Alunite supergroup, phosphate mineral

Plumbogummite is a rare secondary lead phosphate mineral, belonging to the alunite supergroup of minerals, crandallite subgroup. Some other members of this subgroup are:
- Crandallite, CaAl_{3}(PO_{4})_{2}(OH)_{5}·H_{2}O, where calcium replaces lead
- Goyazite, SrAl_{3}(PO_{4})_{2}(OH)_{5}·H_{2}O, where strontium replaces lead
- Philipsbornite, PbAl_{3}(AsO_{4})_{2}(OH)_{5}·H_{2}O, where the arsenate group AsO_{4} replaces the phosphate group PO_{4}

Plumbogummite was discovered in 1819 and named in 1832 from the Latin "plumbum" for lead, and "gummi" for gum, in allusion to its lead content and appearance, which at times resembles coatings of gum.

== Unit cell ==
Plumbogummite crystallizes in space group R3̅m. The reported lattice parameters (the lengths of the sides of the unit cell) vary in detail according to the source, but all agree that normal plumbogummite has "a" close to 7 Å and "c" close to 17 Å, with Z = 3. Various reported values of "a" and "c" are:
a = 7.01 Å, 7.017 Å, 7.018 Å, 7.033 Å
c = 16.71Å, 16.75 Å, 16.784 Å, 16.789 Å
Mills et al. investigated a gallium-rich sample of plumbogummite from Tsumeb, Namibia, and found larger cell parameters, with a = 7.0752 Å and c = 16.818 Å.

== Structure ==
The basic structural units of plumbogummite are PO_{4} tetrahedra, with phosphorus atoms (P) at the center and oxygen atoms (O) at the corners, together with AlO_{6} octahedra, aluminium atoms (Al) at the center and oxygen atoms at the corners. The tetrahedra and octahedra combine by sharing corners, to form composite layers. Lead atoms (Pb) occupy sites between the layers.

== Environment ==
Plumbogummite is found in the oxidized zones of lead-bearing deposits. It commonly occurs as botryoidal, kidney shaped, stalactitic or globular crusts or masses, frequently with a concentric structure; rare crystals have a hexagonal outline. Pyromorphite and baryte are commonly associated minerals, and plumbogummite may be pseudomorphic after them. Other associated minerals include mimetite, duftite, cerussite, anglesite and wulfenite.

== Occurrence ==
The type locality is Huelgoat, Finistère, Brittany, France, and the type material is stored in the Natural History Museum, Paris, France.

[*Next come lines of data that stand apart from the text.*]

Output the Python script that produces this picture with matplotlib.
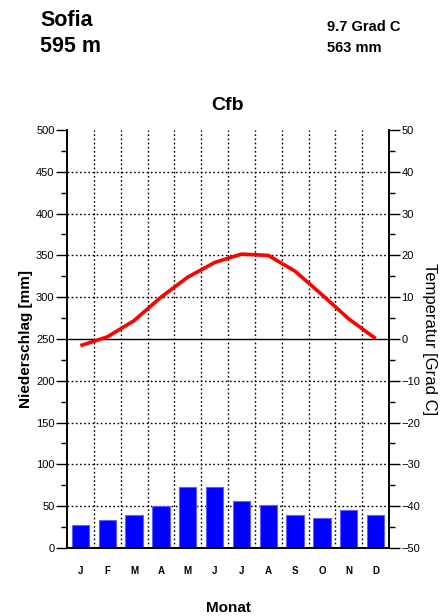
import matplotlib
matplotlib.use("Agg")
import matplotlib.pyplot as plt
import numpy as np

months = ["J", "F", "M", "A", "M", "J", "J", "A", "S", "O", "N", "D"]
precip = [27, 33, 39, 50, 73, 73, 56, 52, 39, 36, 46, 39]
temp = [-1.6, 0.5, 4.4, 10.0, 14.8, 18.3, 20.3, 20.0, 16.2, 10.6, 4.8, 0.1]
station = "Sofia"
elevation = "595 m"
mean_temp = "9.7 Grad C"
total_precip = "563 mm"
climate = "Cfb"

plt.rcParams['font.family'] = ['Liberation Sans', 'DejaVu Sans']

fig = plt.figure(figsize=(4.45, 6.16), dpi=100)
ax = fig.add_axes([0.1506, 0.1104, 0.7236, 0.6786])
ax2 = ax.twinx()

x = np.arange(len(months))
ax.bar(x, precip, width=0.65, color="#0000ff", edgecolor="#6060ff", linewidth=0.8, zorder=3)

ax.set_xlim(-0.5, 11.5)
ax.set_ylim(0, 500)
ax2.set_ylim(-50, 50)

# grid
for xv in np.arange(0.5, 11.5, 1.0):
    ax.axvline(xv, color="black", linestyle=(0, (1.2, 1.8)), linewidth=1.0, zorder=1)
for yv in range(50, 500, 50):
    if yv == 250:
        ax.axhline(yv, color="black", linewidth=1.0, zorder=2)
    else:
        ax.axhline(yv, color="black", linestyle=(0, (1.2, 1.8)), linewidth=1.0, zorder=1)

ax2.plot(x, temp, color="#ff0000", linewidth=2.6, zorder=4, solid_capstyle="butt")

ax.set_yticks(range(0, 501, 50))
ax.set_yticks(range(25, 500, 50), minor=True)
ax2.set_yticks(range(-50, 51, 10))
ax2.set_yticks(range(-45, 50, 10), minor=True)

ax.tick_params(axis="y", which="major", length=8, width=1.0, labelsize=8, pad=1)
ax.tick_params(axis="y", which="minor", length=4, width=1.0)
ax2.tick_params(axis="y", which="major", length=8, width=1.0, labelsize=8, pad=1)
ax2.tick_params(axis="y", which="minor", length=4, width=1.0)

ax.set_xticks(x)
ax.set_xticklabels(months, fontsize=7, fontweight="bold")
ax.tick_params(axis="x", length=0, pad=13)

for a in (ax, ax2):
    for s in a.spines.values():
        s.set_linewidth(1.2)
    a.spines["top"].set_visible(False)

ax.set_ylabel("Niederschlag [mm]", fontsize=11, fontweight="bold", labelpad=2)
ax2.set_ylabel("Temperatur [Grad C]", fontsize=12, rotation=-90, labelpad=12)

fig.text(228/445, 1 - 608/616, "Monat", fontsize=11, fontweight="bold", ha="center", va="center")
fig.text(40/445, 1 - 20/616, station, fontsize=15.5, fontweight="bold", ha="left", va="center")
fig.text(40/445, 1 - 47/616, elevation, fontsize=15.5, fontweight="bold", ha="left", va="center")
fig.text(327/445, 1 - 27/616, mean_temp, fontsize=10.5, fontweight="bold", ha="left", va="center")
fig.text(327/445, 1 - 48/616, total_precip, fontsize=10.5, fontweight="bold", ha="left", va="center")
fig.text(228/445, 1 - 106/616, climate, fontsize=14, fontweight="bold", ha="center", va="center")

fig.savefig("out.png", dpi=100)
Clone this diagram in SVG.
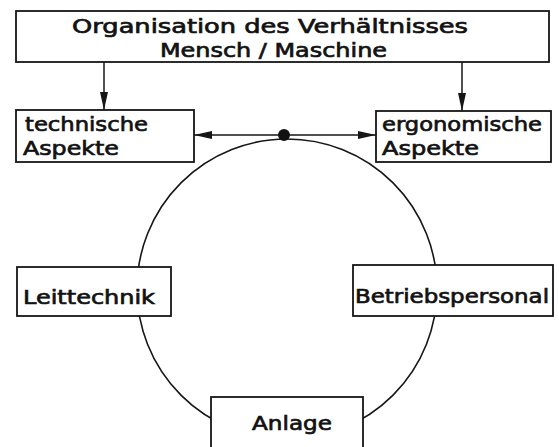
<svg xmlns="http://www.w3.org/2000/svg" width="559" height="447" viewBox="0 0 559 447">
  <style>
    .box { fill: #ffffff; stroke: #161616; stroke-width: 1.8; }
    .lbl { font-family: "DejaVu Sans", "Liberation Sans", sans-serif; font-size: 20px; fill: #121212; stroke: #121212; stroke-width: 0.7; }
    .wire { fill: none; stroke: #161616; stroke-width: 1.5; }
  </style>
  <defs>
    <marker id="head" viewBox="0 0 18 8" refX="18" refY="4" markerWidth="18" markerHeight="8" markerUnits="userSpaceOnUse" orient="auto-start-reverse">
      <path d="M0,0 L18,4 L0,8 Z" fill="#161616"/>
    </marker>
  </defs>

  <rect width="559" height="447" fill="#ffffff"/>

  <!-- ring linking the three actors -->
  <circle cx="287" cy="289" r="150" fill="none" stroke="#161616" stroke-width="1.6"/>

  <g id="connectors">
    <line class="wire" x1="104" y1="62" x2="104" y2="110" marker-end="url(#head)"/>
    <line class="wire" x1="462" y1="62" x2="462" y2="111" marker-end="url(#head)"/>
    <line class="wire" x1="194" y1="135" x2="376" y2="135" marker-start="url(#head)" marker-end="url(#head)"/>
    <circle cx="284" cy="135" r="6" fill="#111111"/>
  </g>

  <g id="organisation">
    <rect class="box" x="16" y="11" width="533" height="51"/>
    <text class="lbl" x="72" y="33" textLength="396" lengthAdjust="spacingAndGlyphs">Organisation des Verhältnisses</text>
    <text class="lbl" x="160" y="57" textLength="227" lengthAdjust="spacingAndGlyphs">Mensch / Maschine</text>
  </g>

  <g id="technische-aspekte">
    <rect class="box" x="16" y="110" width="178" height="52"/>
    <text class="lbl" x="25" y="131" textLength="123" lengthAdjust="spacingAndGlyphs">technische</text>
    <text class="lbl" x="23" y="155" textLength="96" lengthAdjust="spacingAndGlyphs">Aspekte</text>
  </g>

  <g id="ergonomische-aspekte">
    <rect class="box" x="376" y="111" width="175" height="51"/>
    <text class="lbl" x="382" y="131" textLength="160" lengthAdjust="spacingAndGlyphs">ergonomische</text>
    <text class="lbl" x="382" y="155" textLength="97" lengthAdjust="spacingAndGlyphs">Aspekte</text>
  </g>

  <g id="leittechnik">
    <rect class="box" x="17" y="267" width="154" height="49"/>
    <text class="lbl" x="23" y="304" textLength="132" lengthAdjust="spacingAndGlyphs">Leittechnik</text>
  </g>

  <g id="betriebspersonal">
    <rect class="box" x="353" y="265" width="200" height="51"/>
    <text class="lbl" x="355" y="303" textLength="194" lengthAdjust="spacingAndGlyphs">Betriebspersonal</text>
  </g>

  <g id="anlage">
    <rect class="box" x="211" y="397" width="152" height="60"/>
    <text class="lbl" x="252" y="430" textLength="80" lengthAdjust="spacingAndGlyphs">Anlage</text>
  </g>
</svg>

Plumbogummite has been found in the Central Cobar Mines, New South Wales, Australia and the Nifty Copper Mine, Western Australia. Also in the Kintore open cut at Broken Hill, New South Wales, Australia, but it is generally inconspicuous there and only a few specimens have been collected.

Material from the Siglio XX Mine, Llallagua, Bolivia, is an unusual pale yellow color, rather than the more common blue or green, forming crusts on quartz and cassiterite, and enclosing crude octahedral jeanbandyite crystals with orange colored shells of plumbogummite.